Problem to work on> Copy the listing below in full and skip every picture.
····················
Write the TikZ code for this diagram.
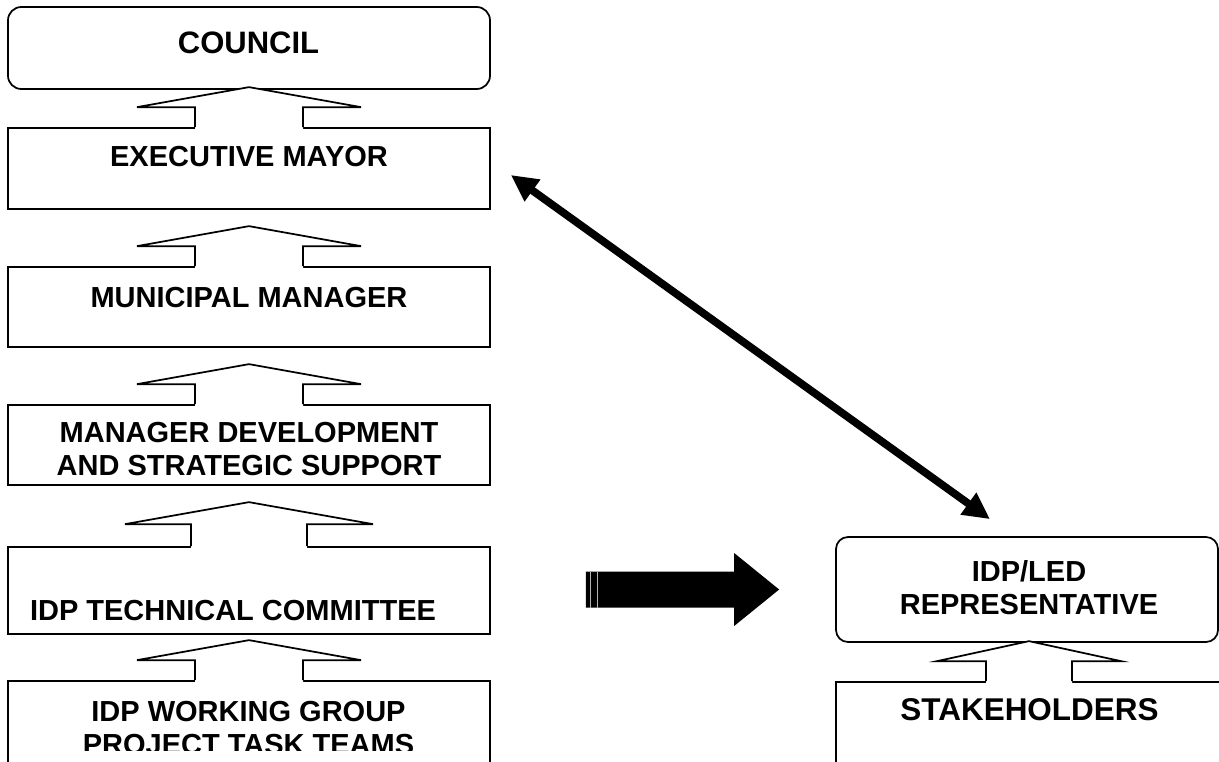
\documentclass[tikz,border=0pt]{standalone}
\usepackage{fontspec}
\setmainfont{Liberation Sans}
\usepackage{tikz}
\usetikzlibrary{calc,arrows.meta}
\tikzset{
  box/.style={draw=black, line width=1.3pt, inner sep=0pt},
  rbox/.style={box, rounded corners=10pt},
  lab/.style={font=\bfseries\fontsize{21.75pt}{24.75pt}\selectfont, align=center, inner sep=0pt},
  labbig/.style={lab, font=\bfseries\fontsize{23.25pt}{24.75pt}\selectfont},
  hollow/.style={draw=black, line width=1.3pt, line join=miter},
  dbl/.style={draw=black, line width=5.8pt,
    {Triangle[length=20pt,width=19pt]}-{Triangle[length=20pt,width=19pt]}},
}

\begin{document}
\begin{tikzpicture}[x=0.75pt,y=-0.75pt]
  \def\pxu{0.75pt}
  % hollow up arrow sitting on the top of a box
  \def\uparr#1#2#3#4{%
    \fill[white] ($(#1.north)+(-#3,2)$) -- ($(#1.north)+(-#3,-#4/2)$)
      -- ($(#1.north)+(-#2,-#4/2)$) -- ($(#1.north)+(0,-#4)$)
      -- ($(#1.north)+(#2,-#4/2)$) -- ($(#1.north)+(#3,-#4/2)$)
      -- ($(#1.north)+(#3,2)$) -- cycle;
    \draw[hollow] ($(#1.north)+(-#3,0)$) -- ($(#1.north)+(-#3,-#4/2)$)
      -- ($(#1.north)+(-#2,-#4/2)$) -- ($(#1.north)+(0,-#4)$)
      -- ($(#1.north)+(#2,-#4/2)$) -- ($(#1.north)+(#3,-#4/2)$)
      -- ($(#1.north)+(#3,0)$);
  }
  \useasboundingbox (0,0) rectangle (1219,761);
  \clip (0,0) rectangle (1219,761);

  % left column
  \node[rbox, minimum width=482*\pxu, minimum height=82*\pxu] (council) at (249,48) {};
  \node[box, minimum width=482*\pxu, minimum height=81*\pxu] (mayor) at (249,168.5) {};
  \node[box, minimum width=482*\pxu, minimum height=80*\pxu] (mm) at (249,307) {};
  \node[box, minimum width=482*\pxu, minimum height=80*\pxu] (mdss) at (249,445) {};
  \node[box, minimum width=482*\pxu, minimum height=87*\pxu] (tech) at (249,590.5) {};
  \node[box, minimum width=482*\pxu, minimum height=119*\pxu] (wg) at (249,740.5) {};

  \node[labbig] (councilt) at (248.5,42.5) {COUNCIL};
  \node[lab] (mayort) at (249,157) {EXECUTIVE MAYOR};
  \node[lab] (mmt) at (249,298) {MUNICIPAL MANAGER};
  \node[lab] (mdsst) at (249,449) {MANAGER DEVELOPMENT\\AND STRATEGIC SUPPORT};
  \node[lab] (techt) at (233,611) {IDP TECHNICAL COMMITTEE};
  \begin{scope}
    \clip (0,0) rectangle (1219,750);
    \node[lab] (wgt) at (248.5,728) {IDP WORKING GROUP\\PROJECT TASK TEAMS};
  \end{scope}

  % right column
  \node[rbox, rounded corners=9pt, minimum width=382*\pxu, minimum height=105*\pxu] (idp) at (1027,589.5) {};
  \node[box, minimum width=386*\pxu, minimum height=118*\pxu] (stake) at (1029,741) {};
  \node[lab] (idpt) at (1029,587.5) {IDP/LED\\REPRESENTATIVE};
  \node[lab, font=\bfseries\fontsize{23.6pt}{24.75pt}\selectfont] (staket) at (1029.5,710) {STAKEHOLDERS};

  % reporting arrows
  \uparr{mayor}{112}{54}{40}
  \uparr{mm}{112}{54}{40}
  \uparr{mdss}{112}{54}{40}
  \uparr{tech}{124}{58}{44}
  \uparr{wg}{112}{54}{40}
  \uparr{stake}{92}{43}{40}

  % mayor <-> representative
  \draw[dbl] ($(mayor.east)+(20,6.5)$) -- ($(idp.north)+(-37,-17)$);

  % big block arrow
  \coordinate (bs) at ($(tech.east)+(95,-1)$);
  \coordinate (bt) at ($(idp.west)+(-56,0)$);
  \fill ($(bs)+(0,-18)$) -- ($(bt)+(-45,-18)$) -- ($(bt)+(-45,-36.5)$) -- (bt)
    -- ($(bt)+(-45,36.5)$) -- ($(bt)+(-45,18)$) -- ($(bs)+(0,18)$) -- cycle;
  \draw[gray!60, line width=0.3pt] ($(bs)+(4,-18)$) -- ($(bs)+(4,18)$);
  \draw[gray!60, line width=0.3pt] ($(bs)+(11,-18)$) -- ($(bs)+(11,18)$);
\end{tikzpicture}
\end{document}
····················
Solution to this exercise>
Write the TikZ code for this diagram.
\documentclass[tikz,border=0pt]{standalone}
\usepackage{fontspec}
\setmainfont{Liberation Sans}
\usepackage{tikz}
\usetikzlibrary{calc,arrows.meta}
\tikzset{
  box/.style={draw=black, line width=1.3pt, inner sep=0pt},
  rbox/.style={box, rounded corners=10pt},
  lab/.style={font=\bfseries\fontsize{21.75pt}{24.75pt}\selectfont, align=center, inner sep=0pt},
  labbig/.style={lab, font=\bfseries\fontsize{23.25pt}{24.75pt}\selectfont},
  hollow/.style={draw=black, line width=1.3pt, line join=miter},
  dbl/.style={draw=black, line width=5.8pt,
    {Triangle[length=20pt,width=19pt]}-{Triangle[length=20pt,width=19pt]}},
}

\begin{document}
\begin{tikzpicture}[x=0.75pt,y=-0.75pt]
  \def\pxu{0.75pt}
  % hollow up arrow sitting on the top of a box
  \def\uparr#1#2#3#4{%
    \fill[white] ($(#1.north)+(-#3,2)$) -- ($(#1.north)+(-#3,-#4/2)$)
      -- ($(#1.north)+(-#2,-#4/2)$) -- ($(#1.north)+(0,-#4)$)
      -- ($(#1.north)+(#2,-#4/2)$) -- ($(#1.north)+(#3,-#4/2)$)
      -- ($(#1.north)+(#3,2)$) -- cycle;
    \draw[hollow] ($(#1.north)+(-#3,0)$) -- ($(#1.north)+(-#3,-#4/2)$)
      -- ($(#1.north)+(-#2,-#4/2)$) -- ($(#1.north)+(0,-#4)$)
      -- ($(#1.north)+(#2,-#4/2)$) -- ($(#1.north)+(#3,-#4/2)$)
      -- ($(#1.north)+(#3,0)$);
  }
  \useasboundingbox (0,0) rectangle (1219,761);
  \clip (0,0) rectangle (1219,761);

  % left column
  \node[rbox, minimum width=482*\pxu, minimum height=82*\pxu] (council) at (249,48) {};
  \node[box, minimum width=482*\pxu, minimum height=81*\pxu] (mayor) at (249,168.5) {};
  \node[box, minimum width=482*\pxu, minimum height=80*\pxu] (mm) at (249,307) {};
  \node[box, minimum width=482*\pxu, minimum height=80*\pxu] (mdss) at (249,445) {};
  \node[box, minimum width=482*\pxu, minimum height=87*\pxu] (tech) at (249,590.5) {};
  \node[box, minimum width=482*\pxu, minimum height=119*\pxu] (wg) at (249,740.5) {};

  \node[labbig] (councilt) at (248.5,42.5) {COUNCIL};
  \node[lab] (mayort) at (249,157) {EXECUTIVE MAYOR};
  \node[lab] (mmt) at (249,298) {MUNICIPAL MANAGER};
  \node[lab] (mdsst) at (249,449) {MANAGER DEVELOPMENT\\AND STRATEGIC SUPPORT};
  \node[lab] (techt) at (233,611) {IDP TECHNICAL COMMITTEE};
  \begin{scope}
    \clip (0,0) rectangle (1219,750);
    \node[lab] (wgt) at (248.5,728) {IDP WORKING GROUP\\PROJECT TASK TEAMS};
  \end{scope}

  % right column
  \node[rbox, rounded corners=9pt, minimum width=382*\pxu, minimum height=105*\pxu] (idp) at (1027,589.5) {};
  \node[box, minimum width=386*\pxu, minimum height=118*\pxu] (stake) at (1029,741) {};
  \node[lab] (idpt) at (1029,587.5) {IDP/LED\\REPRESENTATIVE};
  \node[lab, font=\bfseries\fontsize{23.6pt}{24.75pt}\selectfont] (staket) at (1029.5,710) {STAKEHOLDERS};

  % reporting arrows
  \uparr{mayor}{112}{54}{40}
  \uparr{mm}{112}{54}{40}
  \uparr{mdss}{112}{54}{40}
  \uparr{tech}{124}{58}{44}
  \uparr{wg}{112}{54}{40}
  \uparr{stake}{92}{43}{40}

  % mayor <-> representative
  \draw[dbl] ($(mayor.east)+(20,6.5)$) -- ($(idp.north)+(-37,-17)$);

  % big block arrow
  \coordinate (bs) at ($(tech.east)+(95,-1)$);
  \coordinate (bt) at ($(idp.west)+(-56,0)$);
  \fill ($(bs)+(0,-18)$) -- ($(bt)+(-45,-18)$) -- ($(bt)+(-45,-36.5)$) -- (bt)
    -- ($(bt)+(-45,36.5)$) -- ($(bt)+(-45,18)$) -- ($(bs)+(0,18)$) -- cycle;
  \draw[gray!60, line width=0.3pt] ($(bs)+(4,-18)$) -- ($(bs)+(4,18)$);
  \draw[gray!60, line width=0.3pt] ($(bs)+(11,-18)$) -- ($(bs)+(11,18)$);
\end{tikzpicture}
\end{document}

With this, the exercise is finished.